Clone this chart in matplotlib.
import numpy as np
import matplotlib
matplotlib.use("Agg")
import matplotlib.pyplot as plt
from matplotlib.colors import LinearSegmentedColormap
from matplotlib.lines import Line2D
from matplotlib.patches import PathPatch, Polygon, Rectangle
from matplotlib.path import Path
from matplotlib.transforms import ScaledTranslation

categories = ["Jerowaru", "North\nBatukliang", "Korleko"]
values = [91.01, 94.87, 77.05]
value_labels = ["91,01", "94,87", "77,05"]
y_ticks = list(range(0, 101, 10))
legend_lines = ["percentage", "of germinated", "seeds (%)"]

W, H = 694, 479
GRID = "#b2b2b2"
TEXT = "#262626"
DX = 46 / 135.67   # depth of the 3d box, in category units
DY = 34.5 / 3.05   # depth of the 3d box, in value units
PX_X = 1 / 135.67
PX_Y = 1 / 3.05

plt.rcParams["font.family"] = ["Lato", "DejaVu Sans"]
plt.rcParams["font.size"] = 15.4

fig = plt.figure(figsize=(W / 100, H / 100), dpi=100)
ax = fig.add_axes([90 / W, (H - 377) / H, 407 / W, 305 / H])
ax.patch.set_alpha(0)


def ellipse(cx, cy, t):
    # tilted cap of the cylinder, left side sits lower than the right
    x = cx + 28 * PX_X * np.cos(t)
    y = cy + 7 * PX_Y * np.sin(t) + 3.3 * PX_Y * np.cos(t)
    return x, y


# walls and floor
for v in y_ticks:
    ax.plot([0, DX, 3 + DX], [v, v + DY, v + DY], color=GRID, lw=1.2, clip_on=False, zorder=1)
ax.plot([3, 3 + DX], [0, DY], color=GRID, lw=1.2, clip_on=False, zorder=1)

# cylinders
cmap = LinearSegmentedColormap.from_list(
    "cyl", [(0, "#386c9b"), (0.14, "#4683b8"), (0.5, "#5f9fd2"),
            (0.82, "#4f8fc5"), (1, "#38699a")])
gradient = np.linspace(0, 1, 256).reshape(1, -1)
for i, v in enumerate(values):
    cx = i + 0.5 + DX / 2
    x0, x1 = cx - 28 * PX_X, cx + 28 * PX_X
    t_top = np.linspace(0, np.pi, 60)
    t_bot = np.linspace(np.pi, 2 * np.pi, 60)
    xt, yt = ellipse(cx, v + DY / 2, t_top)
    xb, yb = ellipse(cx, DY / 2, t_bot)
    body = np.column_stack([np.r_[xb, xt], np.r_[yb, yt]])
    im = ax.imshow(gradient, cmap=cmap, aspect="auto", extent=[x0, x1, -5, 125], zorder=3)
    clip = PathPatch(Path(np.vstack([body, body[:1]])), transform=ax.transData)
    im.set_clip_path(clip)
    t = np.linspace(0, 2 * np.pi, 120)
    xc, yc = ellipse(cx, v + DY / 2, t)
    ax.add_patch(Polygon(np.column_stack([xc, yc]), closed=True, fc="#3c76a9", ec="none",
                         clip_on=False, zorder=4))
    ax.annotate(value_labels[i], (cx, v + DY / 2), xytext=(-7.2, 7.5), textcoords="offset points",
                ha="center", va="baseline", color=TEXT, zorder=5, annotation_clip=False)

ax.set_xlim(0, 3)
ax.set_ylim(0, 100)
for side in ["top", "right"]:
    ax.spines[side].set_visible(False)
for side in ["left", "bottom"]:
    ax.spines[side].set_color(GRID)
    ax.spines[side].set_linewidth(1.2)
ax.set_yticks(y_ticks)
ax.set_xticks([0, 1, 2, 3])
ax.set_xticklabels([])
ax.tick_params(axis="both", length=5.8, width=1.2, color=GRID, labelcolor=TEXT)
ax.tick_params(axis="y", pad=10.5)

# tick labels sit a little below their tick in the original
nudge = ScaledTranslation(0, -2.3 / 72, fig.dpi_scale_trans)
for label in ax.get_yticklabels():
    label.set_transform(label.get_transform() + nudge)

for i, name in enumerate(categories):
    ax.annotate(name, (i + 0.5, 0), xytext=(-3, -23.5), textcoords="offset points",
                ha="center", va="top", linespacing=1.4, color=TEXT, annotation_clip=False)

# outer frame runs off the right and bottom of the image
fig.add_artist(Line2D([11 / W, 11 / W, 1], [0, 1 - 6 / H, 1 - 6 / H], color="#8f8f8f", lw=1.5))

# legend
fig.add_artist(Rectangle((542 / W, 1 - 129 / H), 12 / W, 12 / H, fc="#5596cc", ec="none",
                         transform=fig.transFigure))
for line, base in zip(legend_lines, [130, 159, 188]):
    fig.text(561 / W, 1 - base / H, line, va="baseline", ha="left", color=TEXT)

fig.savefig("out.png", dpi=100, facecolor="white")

* _DIRECTION_
Repeat every line of the material exactly as given.

* _THE SOLUTION_
Clone this chart in matplotlib.
import numpy as np
import matplotlib
matplotlib.use("Agg")
import matplotlib.pyplot as plt
from matplotlib.colors import LinearSegmentedColormap
from matplotlib.lines import Line2D
from matplotlib.patches import PathPatch, Polygon, Rectangle
from matplotlib.path import Path
from matplotlib.transforms import ScaledTranslation

categories = ["Jerowaru", "North\nBatukliang", "Korleko"]
values = [91.01, 94.87, 77.05]
value_labels = ["91,01", "94,87", "77,05"]
y_ticks = list(range(0, 101, 10))
legend_lines = ["percentage", "of germinated", "seeds (%)"]

W, H = 694, 479
GRID = "#b2b2b2"
TEXT = "#262626"
DX = 46 / 135.67   # depth of the 3d box, in category units
DY = 34.5 / 3.05   # depth of the 3d box, in value units
PX_X = 1 / 135.67
PX_Y = 1 / 3.05

plt.rcParams["font.family"] = ["Lato", "DejaVu Sans"]
plt.rcParams["font.size"] = 15.4

fig = plt.figure(figsize=(W / 100, H / 100), dpi=100)
ax = fig.add_axes([90 / W, (H - 377) / H, 407 / W, 305 / H])
ax.patch.set_alpha(0)


def ellipse(cx, cy, t):
    # tilted cap of the cylinder, left side sits lower than the right
    x = cx + 28 * PX_X * np.cos(t)
    y = cy + 7 * PX_Y * np.sin(t) + 3.3 * PX_Y * np.cos(t)
    return x, y


# walls and floor
for v in y_ticks:
    ax.plot([0, DX, 3 + DX], [v, v + DY, v + DY], color=GRID, lw=1.2, clip_on=False, zorder=1)
ax.plot([3, 3 + DX], [0, DY], color=GRID, lw=1.2, clip_on=False, zorder=1)

# cylinders
cmap = LinearSegmentedColormap.from_list(
    "cyl", [(0, "#386c9b"), (0.14, "#4683b8"), (0.5, "#5f9fd2"),
            (0.82, "#4f8fc5"), (1, "#38699a")])
gradient = np.linspace(0, 1, 256).reshape(1, -1)
for i, v in enumerate(values):
    cx = i + 0.5 + DX / 2
    x0, x1 = cx - 28 * PX_X, cx + 28 * PX_X
    t_top = np.linspace(0, np.pi, 60)
    t_bot = np.linspace(np.pi, 2 * np.pi, 60)
    xt, yt = ellipse(cx, v + DY / 2, t_top)
    xb, yb = ellipse(cx, DY / 2, t_bot)
    body = np.column_stack([np.r_[xb, xt], np.r_[yb, yt]])
    im = ax.imshow(gradient, cmap=cmap, aspect="auto", extent=[x0, x1, -5, 125], zorder=3)
    clip = PathPatch(Path(np.vstack([body, body[:1]])), transform=ax.transData)
    im.set_clip_path(clip)
    t = np.linspace(0, 2 * np.pi, 120)
    xc, yc = ellipse(cx, v + DY / 2, t)
    ax.add_patch(Polygon(np.column_stack([xc, yc]), closed=True, fc="#3c76a9", ec="none",
                         clip_on=False, zorder=4))
    ax.annotate(value_labels[i], (cx, v + DY / 2), xytext=(-7.2, 7.5), textcoords="offset points",
                ha="center", va="baseline", color=TEXT, zorder=5, annotation_clip=False)

ax.set_xlim(0, 3)
ax.set_ylim(0, 100)
for side in ["top", "right"]:
    ax.spines[side].set_visible(False)
for side in ["left", "bottom"]:
    ax.spines[side].set_color(GRID)
    ax.spines[side].set_linewidth(1.2)
ax.set_yticks(y_ticks)
ax.set_xticks([0, 1, 2, 3])
ax.set_xticklabels([])
ax.tick_params(axis="both", length=5.8, width=1.2, color=GRID, labelcolor=TEXT)
ax.tick_params(axis="y", pad=10.5)

# tick labels sit a little below their tick in the original
nudge = ScaledTranslation(0, -2.3 / 72, fig.dpi_scale_trans)
for label in ax.get_yticklabels():
    label.set_transform(label.get_transform() + nudge)

for i, name in enumerate(categories):
    ax.annotate(name, (i + 0.5, 0), xytext=(-3, -23.5), textcoords="offset points",
                ha="center", va="top", linespacing=1.4, color=TEXT, annotation_clip=False)

# outer frame runs off the right and bottom of the image
fig.add_artist(Line2D([11 / W, 11 / W, 1], [0, 1 - 6 / H, 1 - 6 / H], color="#8f8f8f", lw=1.5))

# legend
fig.add_artist(Rectangle((542 / W, 1 - 129 / H), 12 / W, 12 / H, fc="#5596cc", ec="none",
                         transform=fig.transFigure))
for line, base in zip(legend_lines, [130, 159, 188]):
    fig.text(561 / W, 1 - base / H, line, va="baseline", ha="left", color=TEXT)

fig.savefig("out.png", dpi=100, facecolor="white")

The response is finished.